Using Raspberry Pi as AVR debugger

I've seen threads and blog posts about using a Raspberry Pi as an ISP, which made me wonder: is ti possible to use a Raspberry Pi as a hardware debugger, like Atmel's Dragon?

I've tried looking to see if anyone else has asked this question, but didn't find anything. I had a Pi laying around for months and just dug it out, so it would be cool to use my Uno and Pi together in some way.

sjheiss:
I had a Pi laying around for months and just dug it out, so it would be cool to use my Uno and Pi together in some way.

You could use it as a RFXduino gateway. (Check out the gateway "BYO" kit option.).

One of the reasons I decided to use the Raspberry Pi as the server for the project was because I suspected there more than a few "under-employed" RPis that people had bought but hadn't got around to doing anything with yet.

Cool idea, but not really within my realm of interest.

And the main question of this thread was using the Pi as a debugger; the last sentence was just an afterthought. :wink:

sjheiss:
Cool idea, but not really within my realm of interest.

Really? Some people!

sjheiss:
And the main question of this thread was using the Pi as a debugger; the last sentence was just an afterthought. :wink:

With some effort, you might be able to turn it into a serial programmer, a la “Arduino as a programmer”.

With a usbasp costing <$10, one might ask “why”?

As for any of the avrdragon advanced functions, e.g. HVPP, DebugWire… not a chance.

I have both a dragon and (several) RPis. The most similar things about them is their price. Dragons, like RPis are great bang for buck devices, no doubt about it. But the similarities end about there.

Ok, that's all I wanted to know. Would've been fun to mess with if it were possible, but I don't need it. :slight_smile:

As far as debugging goes, you will need to have a debugwire interface to the chip.
As of today Atmel has not released the debug wire interface spec.
While I'm betting it wouldn't be that hard to reverse engineer, to date nobody has taken the time to do it.
Complicating matters, it appears that the debug wire interface is not "standarized" even across the
various atmel parts. i.e. it will be different for m328 vs attiny84 etc...

And even if you do have a device that supports debug wire such as a dragon,
it isn't straight forward to actually use for debugging since the IDE doesn't provide a way to talk to talk it
nor set up the environment to make it easy to use GNU source level debugger tools.
I've manually set things up a few times to allow ddd (GUI) to run on top of gdb which then runs on top of
AVaRice .
It's very cool to have full GUI source level debugging of Arduino code running on
a small 8 pin chip (attiny85 in my case), but it is a pain to get setup since the Arduino IDE
is so Hostile to command line tools.

The added capabilities in the Arduino 1.5x IDE platform and board files
will make some of the setup easier since you can
patch the tools to use some wrapper scripts to automate the process.

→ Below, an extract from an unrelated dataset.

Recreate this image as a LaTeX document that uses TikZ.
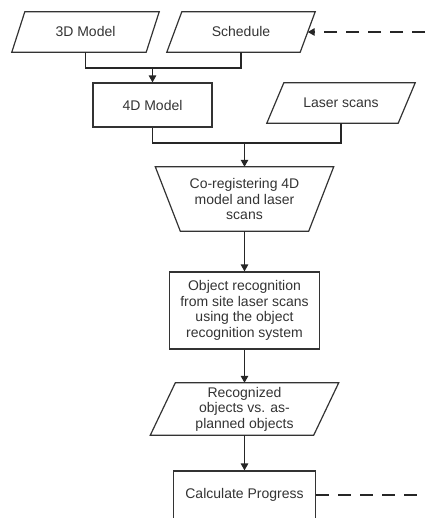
\documentclass[tikz,border=0pt]{standalone}
\usepackage{fontspec}
\setmainfont{Liberation Sans}
\usetikzlibrary{arrows.meta}
\begin{document}
\begin{tikzpicture}[x=1pt,y=-1pt,
  txt/.style={rectangle, inner sep=0pt, align=center, text=black!80,
    font=\fontsize{14}{15.5}\selectfont},
  outline/.style={draw=black!80, line width=1.2pt, line join=miter},
  box/.style={txt, draw=black!80, line width=1.2pt},
  conn/.style={draw=black!85, line width=1.3pt},
  arr/.style={conn, -{Triangle[length=7pt,width=7.5pt]}},
  dashline/.style={conn, dash pattern=on 13pt off 9pt}]
\useasboundingbox (0,0) rectangle (425,518);
\clip (0,0) rectangle (425,518);
% nodes (bounding boxes of the shapes)
\node[txt, minimum width=147pt, minimum height=40pt] (m3d) at (85.5,32) {3D Model};
\node[txt, minimum width=148pt, minimum height=40pt] (sched) at (241,32) {Schedule};
\node[box, minimum width=119pt, minimum height=44pt] (m4d) at (152.5,105) {4D Model};
\node[txt, minimum width=148pt, minimum height=40pt] (laser) at (341,103) {Laser scans};
\node[txt, minimum width=178pt, minimum height=64pt] (coreg) at (244.5,199)
  {Co-registering 4D\\model and laser\\scans};
\node[box, minimum width=150pt, minimum height=77pt] (objrec) at (244.5,310.5)
  {Object recognition\\from site laser scans\\using the object\\recognition system};
\node[txt, minimum width=188pt, minimum height=52pt] (recog) at (244.5,409)
  {Recognized\\objects vs. as-\\planned objects};
\node[box, minimum width=142pt, minimum height=48pt] (calc) at (244.5,495) {Calculate Progress};
% shape outlines
\draw[outline] ([xshift=13pt]m3d.north west) -- (m3d.north east)
  -- ([xshift=-13pt]m3d.south east) -- (m3d.south west) -- cycle;
\draw[outline] ([xshift=15pt]sched.north west) -- (sched.north east)
  -- ([xshift=-15pt]sched.south east) -- (sched.south west) -- cycle;
\draw[outline] ([xshift=17pt]laser.north west) -- (laser.north east)
  -- ([xshift=-17pt]laser.south east) -- (laser.south west) -- cycle;
\draw[outline] ([xshift=25pt]recog.north west) -- (recog.north east)
  -- ([xshift=-25pt]recog.south east) -- (recog.south west) -- cycle;
\draw[outline] (coreg.north west) -- (coreg.north east)
  -- ([xshift=-25pt]coreg.south east) -- ([xshift=25pt]coreg.south west) -- cycle;
% connectors
\coordinate (j1) at (m4d.north |- 0,68);
\coordinate (j2) at (coreg.north |- 0,143);
\coordinate (r1) at (425,32);
\coordinate (r2) at (425,495);
\coordinate (schedin) at ([xshift=-7.5pt]sched.east);
\draw[conn] (m3d.south) |- (j1) -| (sched.south);
\draw[arr] (j1) -- (m4d.north);
\draw[conn] (m4d.south) |- (j2) -| (laser.south);
\draw[arr] (j2) -- (coreg.north);
\draw[arr] (coreg.south) -- (objrec.north);
\draw[arr] (objrec.south) -- (recog.north);
\draw[arr] (recog.south) -- (calc.north);
\draw[dashline, -{Triangle[length=7pt,width=7.5pt]}] (r1) -- (schedin);
\draw[dashline] (calc.east) -- (r2);
\end{tikzpicture}
\end{document}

I did all this on linux. On Windows it would be more difficult
as Windows is also very hostile to the command line tools so there will added
difficulties to get things like ddd and gdb up and running.

--- bill

What hardware do you use to debug? Dragon? JTAG ICE?

Well, even if I were to somehow reverse engineer it, I'd need the hardware in the first place, so that would be defeating the purpose of not buying a dedicated debugger.

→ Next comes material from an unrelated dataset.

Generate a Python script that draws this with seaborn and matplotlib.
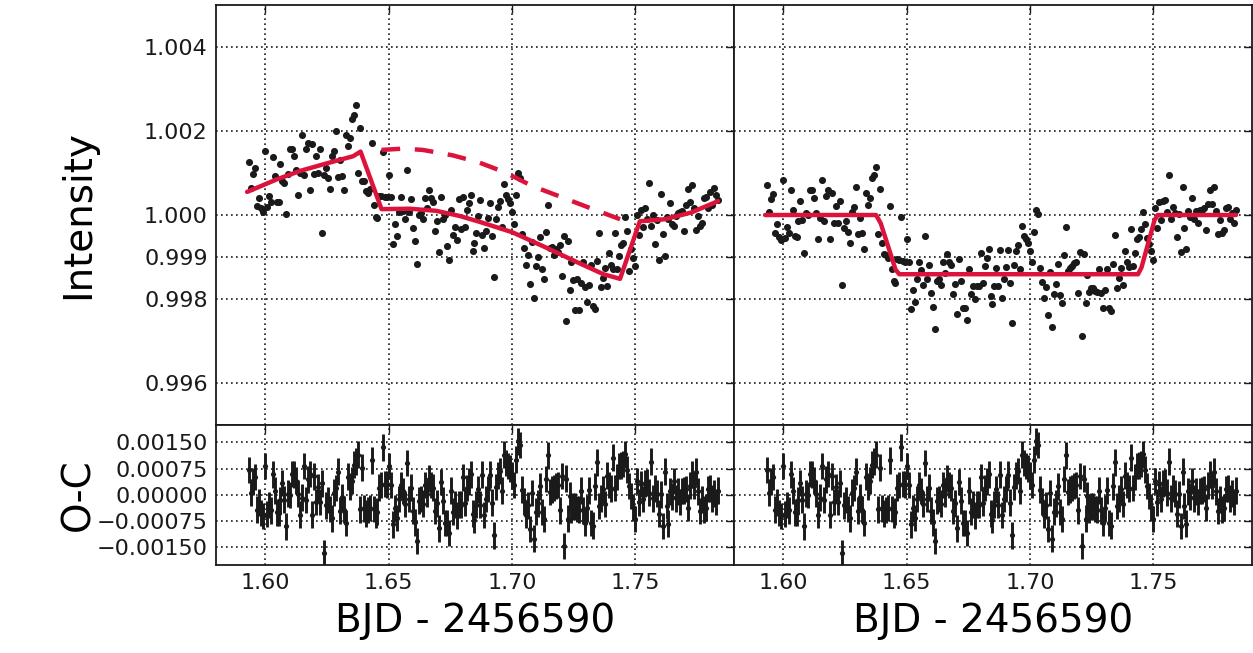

I was wondering if the Pi could interface with the Arduino in any way to debug it (without reverse engineering anything), but it doesn't appear to be the case. Oh well, no big deal. I don't need a debugger, not right now anyway, just thought it would be cool to test out if it were possible.

I used a dragon.

While you couldn’t do any source level debugging without debug wire or JTAG (on bigger AVRs),
you could hook up a pi to the serial port pins
or the ISP pins. (would have to use level shifters if not running the AVR at 3v).

That would allow you to communicate with the AVR or re-program it.

NOTE:
It is possible to do source level debugging with only a serial port.
(like it is often done in other non hardvard architecture embedded environments)
I’ve had it as a project on my “like to do” list for quite some time.
It requires linking in some special code or using a special bootloader along
with stealing a high level interrupt.
It also requires using a slightly modified version of gdb.
It creates break points by re-writing the flash with a special instruction that traps
back into the debugger code inside the AVR using a pin change interrupt.

I’ve got all the pieces to do it, just haven’t got focused enough to actually complete it…

— bill

That's a very good idea with interrupts.

I'd love to try implementing something like that myself, but I don't know if my coding abilities are that good yet.